The church was included in the list of immovable historical and cultural monuments of local significance by the decision No. 132 of the Cabinet of Ministers of the Republic of Azerbaijan on August 2, 2001.

In 2001, restoration work began on the church with the financial support of Aydın Qurbanov, vice-president of the All-Russian Azerbaijani Congress and philanthropist living in Moscow. A carved stone iconostasis was erected, wall paintings were made, and necessary church items were purchased. In 2002, architect Elchin Aliyev was awarded the "Saint Sergius of Radonezh" order by the Russian Orthodox Church for the church restoration project.

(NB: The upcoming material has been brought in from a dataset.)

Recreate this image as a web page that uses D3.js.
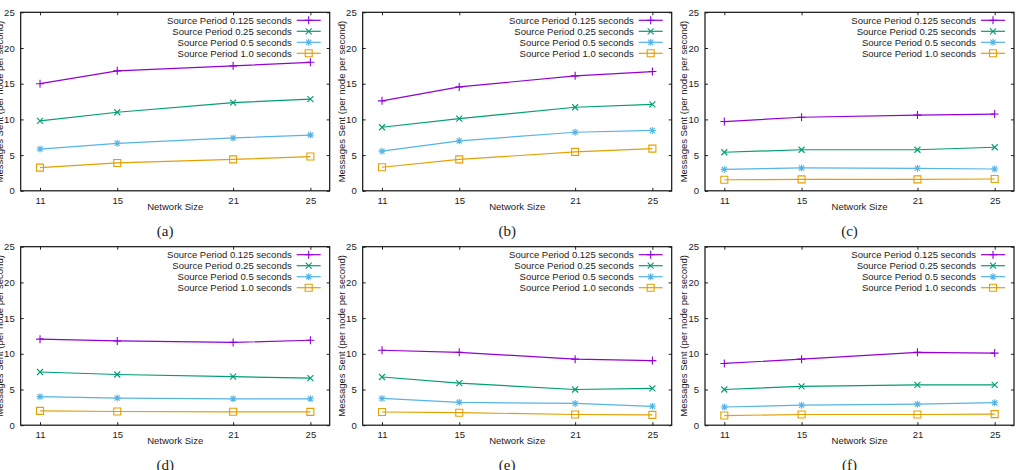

On March 24, 2003, after the restoration, the reopening of the church took place. The event was attended by the President of Azerbaijan, Heydar Aliyev, the Chairman of the Caucasus Muslims Board, Sheikh-ul-Islam Haji Allahshukur Pashazade, and the Deputy of Patriarch Alexy II of Moscow and All Russia. Aydın Qurbanov was awarded the first-degree Order of the Holy Prince "Daniil of Moscow" for his support in the church's restoration.

In April 2003, Patriarch Bartholomew I of Constantinople visited the Cathedral of the Holy Myrrhbearers and, as a blessing to Azerbaijan's Orthodox Christians, gifted a relic of Apostle Bartholomew, his celestial patron.

In June 2005, the Catholicos-Patriarch of All Georgia, Ilia II, visited the cathedral. In September 2005, Patriarch Alexy II of the Russian Orthodox Church visited the cathedral again and consecrated the main altar.

On November 15, 2013, the opening of the Orthodox Religious and Cultural Center of the Baku and Azerbaijan Diocese, built with state support, took place on the church grounds. The President of Azerbaijan, Ilham Aliyev, also attended the ceremony.

On August 19, 2024, the President of Azerbaijan, Ilham Aliyev, and the President of the Russian Federation, Vladimir Putin, visited the Cathedral of the Holy Myrrhbearers and presented commemorative gifts to the church.